▶ WHAT THIS TASK INVOLVES
Print the lines of the listing below verbatim from its first line through the line bearing "const yearTicks = [2019, 2020, 2021, 2022, 2023, 2024, 2025]". Any pictures are to be omitted.

▶ DATASET EXCERPT
^^^^

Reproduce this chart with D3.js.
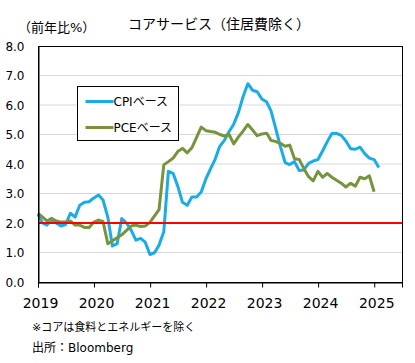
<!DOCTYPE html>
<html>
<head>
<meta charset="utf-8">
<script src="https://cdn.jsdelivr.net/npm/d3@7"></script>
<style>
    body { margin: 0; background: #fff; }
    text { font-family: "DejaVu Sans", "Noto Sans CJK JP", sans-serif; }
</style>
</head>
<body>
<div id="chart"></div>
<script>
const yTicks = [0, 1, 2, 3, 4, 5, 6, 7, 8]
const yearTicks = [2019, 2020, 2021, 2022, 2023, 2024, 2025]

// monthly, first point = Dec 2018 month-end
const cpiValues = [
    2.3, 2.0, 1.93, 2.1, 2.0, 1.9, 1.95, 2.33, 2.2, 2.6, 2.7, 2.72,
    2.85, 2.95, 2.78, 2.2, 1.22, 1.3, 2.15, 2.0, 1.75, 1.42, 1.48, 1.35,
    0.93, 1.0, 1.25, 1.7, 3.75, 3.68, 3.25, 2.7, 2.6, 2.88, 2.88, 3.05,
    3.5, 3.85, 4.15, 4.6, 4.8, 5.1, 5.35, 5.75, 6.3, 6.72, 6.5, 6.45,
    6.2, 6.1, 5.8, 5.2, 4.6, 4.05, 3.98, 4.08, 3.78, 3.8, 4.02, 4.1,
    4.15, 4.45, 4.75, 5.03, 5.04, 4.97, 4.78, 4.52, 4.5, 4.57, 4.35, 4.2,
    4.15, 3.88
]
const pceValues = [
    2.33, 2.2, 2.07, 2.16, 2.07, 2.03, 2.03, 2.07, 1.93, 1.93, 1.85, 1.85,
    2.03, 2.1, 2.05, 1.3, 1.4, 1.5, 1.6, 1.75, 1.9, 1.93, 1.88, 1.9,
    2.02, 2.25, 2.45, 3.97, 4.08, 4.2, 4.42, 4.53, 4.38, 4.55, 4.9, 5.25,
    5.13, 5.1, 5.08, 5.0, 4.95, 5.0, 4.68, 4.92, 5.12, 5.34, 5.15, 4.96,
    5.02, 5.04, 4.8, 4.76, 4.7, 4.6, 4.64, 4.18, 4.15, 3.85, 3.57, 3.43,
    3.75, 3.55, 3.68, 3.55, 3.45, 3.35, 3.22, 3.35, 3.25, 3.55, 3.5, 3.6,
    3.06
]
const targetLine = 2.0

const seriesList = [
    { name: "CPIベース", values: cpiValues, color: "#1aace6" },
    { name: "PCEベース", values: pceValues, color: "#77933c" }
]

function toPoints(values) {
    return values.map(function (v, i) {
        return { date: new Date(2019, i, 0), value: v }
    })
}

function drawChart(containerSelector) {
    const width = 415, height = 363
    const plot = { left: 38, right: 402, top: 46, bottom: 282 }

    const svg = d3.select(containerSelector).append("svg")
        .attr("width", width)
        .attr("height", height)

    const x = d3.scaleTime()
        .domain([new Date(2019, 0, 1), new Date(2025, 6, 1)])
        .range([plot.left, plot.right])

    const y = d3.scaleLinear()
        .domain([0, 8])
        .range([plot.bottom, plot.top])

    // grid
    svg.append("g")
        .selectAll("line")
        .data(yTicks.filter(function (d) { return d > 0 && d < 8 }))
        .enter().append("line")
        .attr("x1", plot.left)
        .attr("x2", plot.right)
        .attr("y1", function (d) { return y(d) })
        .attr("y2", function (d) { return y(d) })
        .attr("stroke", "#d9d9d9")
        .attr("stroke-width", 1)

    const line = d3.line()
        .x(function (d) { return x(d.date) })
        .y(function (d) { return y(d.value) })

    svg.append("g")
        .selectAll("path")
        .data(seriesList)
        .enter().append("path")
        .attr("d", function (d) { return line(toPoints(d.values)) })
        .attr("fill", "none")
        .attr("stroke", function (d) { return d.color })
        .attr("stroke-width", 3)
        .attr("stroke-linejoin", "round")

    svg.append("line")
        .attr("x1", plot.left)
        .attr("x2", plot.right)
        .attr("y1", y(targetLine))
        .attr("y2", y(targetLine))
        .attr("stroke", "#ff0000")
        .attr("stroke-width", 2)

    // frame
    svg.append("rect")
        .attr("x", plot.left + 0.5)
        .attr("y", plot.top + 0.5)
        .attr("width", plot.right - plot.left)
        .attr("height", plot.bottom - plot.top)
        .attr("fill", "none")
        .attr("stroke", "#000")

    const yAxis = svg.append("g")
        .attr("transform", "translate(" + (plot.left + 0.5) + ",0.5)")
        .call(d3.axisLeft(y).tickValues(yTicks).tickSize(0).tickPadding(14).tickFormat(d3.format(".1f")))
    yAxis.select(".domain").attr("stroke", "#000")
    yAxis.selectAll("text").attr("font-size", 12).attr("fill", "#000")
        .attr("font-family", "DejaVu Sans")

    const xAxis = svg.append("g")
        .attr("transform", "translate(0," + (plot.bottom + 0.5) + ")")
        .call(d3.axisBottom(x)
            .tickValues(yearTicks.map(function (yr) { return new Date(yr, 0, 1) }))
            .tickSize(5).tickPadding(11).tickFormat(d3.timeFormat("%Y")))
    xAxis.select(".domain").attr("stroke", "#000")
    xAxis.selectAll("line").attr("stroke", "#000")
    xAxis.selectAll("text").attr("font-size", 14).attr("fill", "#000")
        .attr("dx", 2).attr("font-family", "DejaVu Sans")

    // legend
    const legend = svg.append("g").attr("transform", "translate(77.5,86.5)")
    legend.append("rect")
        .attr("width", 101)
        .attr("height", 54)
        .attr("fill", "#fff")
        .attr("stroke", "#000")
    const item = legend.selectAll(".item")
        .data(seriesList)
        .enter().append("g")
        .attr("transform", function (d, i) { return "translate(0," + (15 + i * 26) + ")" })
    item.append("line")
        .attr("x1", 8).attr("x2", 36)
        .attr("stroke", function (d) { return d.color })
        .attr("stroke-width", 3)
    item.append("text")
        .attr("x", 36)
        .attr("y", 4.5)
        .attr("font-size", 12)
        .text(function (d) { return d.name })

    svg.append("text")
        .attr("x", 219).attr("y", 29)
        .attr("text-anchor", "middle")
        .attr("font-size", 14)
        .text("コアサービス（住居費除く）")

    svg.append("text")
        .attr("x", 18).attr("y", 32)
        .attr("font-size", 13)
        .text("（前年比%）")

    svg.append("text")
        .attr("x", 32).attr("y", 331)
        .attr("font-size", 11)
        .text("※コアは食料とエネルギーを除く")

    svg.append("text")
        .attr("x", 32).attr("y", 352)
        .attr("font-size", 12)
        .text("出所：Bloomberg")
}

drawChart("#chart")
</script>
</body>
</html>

^^^^

▶ SOLUTION TO THE PROBLEM
Reproduce this chart with D3.js.
<!DOCTYPE html>
<html>
<head>
<meta charset="utf-8">
<script src="https://cdn.jsdelivr.net/npm/d3@7"></script>
<style>
    body { margin: 0; background: #fff; }
    text { font-family: "DejaVu Sans", "Noto Sans CJK JP", sans-serif; }
</style>
</head>
<body>
<div id="chart"></div>
<script>
const yTicks = [0, 1, 2, 3, 4, 5, 6, 7, 8]
const yearTicks = [2019, 2020, 2021, 2022, 2023, 2024, 2025]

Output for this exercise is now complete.